Information last verified on 2026-07-16. This article has not yet been reviewed by a licensed lawyer.
How Property Records Work in Montana
Montana's office of record for real property is the Clerk and Recorder, an elected constitutional county officer serving in each of the state's 56 counties. The Clerk and Recorder records and indexes deeds, mortgages, easements, certificates of survey, and subdivision plats. Unlike most states, where vital records and land records sit in entirely separate agencies, Montana's Clerk and Recorder also issues birth and death certificates for the county, combining real-property recording with vital-records issuance in the same office. There is no single statewide deed-image portal; each county's Clerk and Recorder runs its own system, and several, though not all, participate in a shared platform accessible through idocmarket.com, though participation and fees still vary by county.
Some counties provide broad free online access. Gallatin County's Clerk & Recorder Document Search is free to use. Anaconda-Deer Lodge County offers free access to scanned documents dating back to 2006, with indexes reaching back to 1988. Park County's "iDOC" system provides free online search as well. Other counties offer only an index, or require an in-person or phone request, so checking the specific county Clerk and Recorder's website before assuming free full-document access is worthwhile.
How to Find Out Who Owns a Property in Montana
Montana is unusual nationally because the fastest way to check property ownership does not depend on which county the property is in. Montana Cadastral, run by the Montana State Library at svc.mt.gov/msl/cadastral, is a genuinely statewide, free GIS database covering all 56 counties, searchable by owner name, property address, geocode, assessment code, or subdivision. Esri, the mapping software company, has recognized Montana as the first state in the country to build this kind of true statewide parcel-ownership cadastral system. A search returns the current owner of record, assessed value, and property tax information for any parcel in the state, all from one free tool, without needing to know which of the 56 counties to check first.

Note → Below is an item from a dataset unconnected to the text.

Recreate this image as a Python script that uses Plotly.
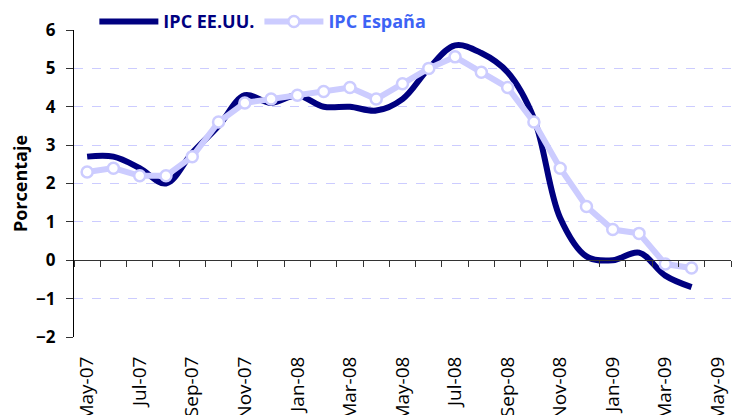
import plotly.graph_objects as go

months = ["May-07", "Jun-07", "Jul-07", "Aug-07", "Sep-07", "Oct-07", "Nov-07", "Dec-07",
          "Jan-08", "Feb-08", "Mar-08", "Apr-08", "May-08", "Jun-08", "Jul-08", "Aug-08",
          "Sep-08", "Oct-08", "Nov-08", "Dec-08", "Jan-09", "Feb-09", "Mar-09", "Apr-09",
          "May-09"]
ipc_usa = [2.7, 2.7, 2.4, 2.0, 2.8, 3.5, 4.3, 4.1, 4.3, 4.0, 4.0, 3.9, 4.2, 5.0, 5.6, 5.4,
           4.9, 3.7, 1.1, 0.1, 0.0, 0.2, -0.4, -0.7]
ipc_esp = [2.3, 2.4, 2.2, 2.2, 2.7, 3.6, 4.1, 4.2, 4.3, 4.4, 4.5, 4.2, 4.6, 5.0, 5.3, 4.9,
           4.5, 3.6, 2.4, 1.4, 0.8, 0.7, -0.1, -0.2]
y_ticks = [-2, -1, 0, 1, 2, 3, 4, 5, 6]

NAVY = "#000080"
LAV = "#CCCCFF"
FONT = "Open Sans"

fig = go.Figure()
fig.add_trace(go.Scatter(
    x=months[:len(ipc_usa)], y=ipc_usa, name="IPC EE.UU.", mode="lines",
    line=dict(color=NAVY, width=6, shape="spline", smoothing=1.0),
    xaxis="x", yaxis="y"))
fig.add_trace(go.Scatter(
    x=months[:len(ipc_esp)], y=ipc_esp,
    name="<span style='color:#3D63F5'>IPC España</span>", mode="lines+markers",
    line=dict(color=LAV, width=6),
    marker=dict(size=11, color="white", line=dict(color=LAV, width=2.5)),
    xaxis="x2", yaxis="y"))

cat = dict(type="category", categoryorder="array", categoryarray=months,
           range=[-0.5, len(months) - 0.5])
fig.update_layout(
    width=743, height=415,
    margin=dict(l=66, r=20, t=22, b=86, autoexpand=False),
    paper_bgcolor="white", plot_bgcolor="white",
    font=dict(family=FONT, color="black"),
    showlegend=True,
    legend=dict(orientation="h", x=0.031, xanchor="left", y=1.027, yanchor="middle",
                bgcolor="rgba(0,0,0,0)", font=dict(size=18, color=NAVY, weight="bold"),
                itemwidth=59, tracegroupgap=0),
    xaxis=dict(**cat, dtick=2, ticks="outside", ticklen=11, tickcolor="rgba(0,0,0,0)",
               showline=False, showgrid=False, zeroline=False,
               automargin=False, tickangle=-90,
               tickfont=dict(size=19, family=FONT, color="black")),
    xaxis2=dict(**cat, overlaying="x", anchor="free", position=0.25, side="bottom",
                showline=True, linecolor="#333333", linewidth=1.2, automargin=False,
                ticks="outside", ticklen=6, tickcolor="#333333", tickson="boundaries",
                dtick=1, showticklabels=False, showgrid=False, zeroline=False),
    yaxis=dict(range=[-2, 6], tickvals=y_ticks, showline=True, linecolor="black",
               linewidth=1.2, ticks="outside", ticklen=7, tickcolor="#333333",
               ticklabelstandoff=7,
               showgrid=True, gridcolor=LAV, griddash="dash", gridwidth=1,
               zeroline=False, automargin=False,
               tickfont=dict(size=17, weight="bold", color="black"),
               title=dict(text="Porcentaje", font=dict(size=18, weight="bold"), standoff=8)),
)

fig.write_html("out.html")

Montana Cadastral is not a deed-image database, though. It shows who owns a parcel today, not the underlying recorded document that created that ownership. To search or obtain the actual deed, mortgage, or other recorded instrument, go to the Clerk and Recorder in the county where the property sits. Where the county participates in a free online system, such as Gallatin, Anaconda-Deer Lodge, or Park County's iDOC, search directly online. Otherwise, contact that county's Clerk and Recorder office by phone, mail, or in person.
A certified copy of an already-recorded document commonly costs a flat $2.00 certification fee plus $0.50 for the first page and $0.25 for each additional page, based on fee schedules published by Deer Lodge and Yellowstone counties. That is separate from the fee to record a new document, which rose sharply effective September 24, 2025, to $20 for the first page and $10 for each additional page. For the equivalent process elsewhere, see Property Records by State.
Montana Cadastral: A Statewide Ownership Map, With County-by-County Deeds
Montana's dual system is worth understanding clearly because the two halves answer different questions. Montana Cadastral answers "who owns this parcel right now, and what is it worth for tax purposes," for any property anywhere in the state, for free, from a single statewide tool. It cannot answer "show me the actual recorded deed that transferred this property," or "who owned it before the current owner." That second question still requires going to the specific county Clerk and Recorder, checking whether that county offers free online search, an index-only search, or requires an in-person request, and requesting the document from that office. The Montana Clerk and Recorder's added role issuing birth and death certificates is a separate quirk worth knowing if a records request gets routed to the wrong desk. Deed recording, GIS mapping, and vital records ultimately sit with different bodies, the county Clerk and Recorder for deeds and vital records, the Montana State Library for the statewide Cadastral system, so a single call or visit will not necessarily answer every kind of records question at once.
Deed Copy Solicitation Mailers: A Documented Scam
Montana property owners have not been immune from a documented nationwide scam: mailers offering to sell a "certified copy" of a deed or a "property assessment profile" for a fee often in the $80 to $95 range. These solicitations come from companies with no connection to any county Clerk and Recorder, pull real details such as the property address and parcel number from public records to appear official, and often set an artificial response deadline while disclosing in fine print that the offer is not from a government agency. An actual certified copy from a Montana Clerk and Recorder costs a few dollars, commonly around a $2.00 certification fee plus roughly $0.50 to $0.75 for a typical one- or two-page document, not $80 or more. State consumer protection offices around the country, including the Minnesota Attorney General, have issued formal warnings describing this same pattern. A Montana resident who receives one of these mailers should not pay it and can report it to the Montana Attorney General's Office of Consumer Protection, the FTC at ftc.gov/complaint, or the U.S. Postal Inspection Service.
For the more serious risk of an actual fraudulent deed being filed, several Montana counties offer free monitoring. Flathead County's Document Alert service, built on the idocmarket.com platform, notifies a registered user by name or parcel number whenever a new document is recorded. Other counties point residents to the national PropertyFraudAlert.com service or its hotline.
When You Need More Than a Public Records Search
Neither Montana Cadastral nor a county Clerk and Recorder's index is a substitute for a licensed title company's professional title search and title insurance before an actual purchase or closing. Industry and state insurance regulator sources estimate that roughly one in four residential transactions has a title problem, such as an old lien, a boundary conflict, or a missing heir, that a professional search is designed to catch. Anyone planning to buy Montana real estate should work with a licensed title company or a Montana real estate attorney rather than relying only on Montana Cadastral or a self-directed county search.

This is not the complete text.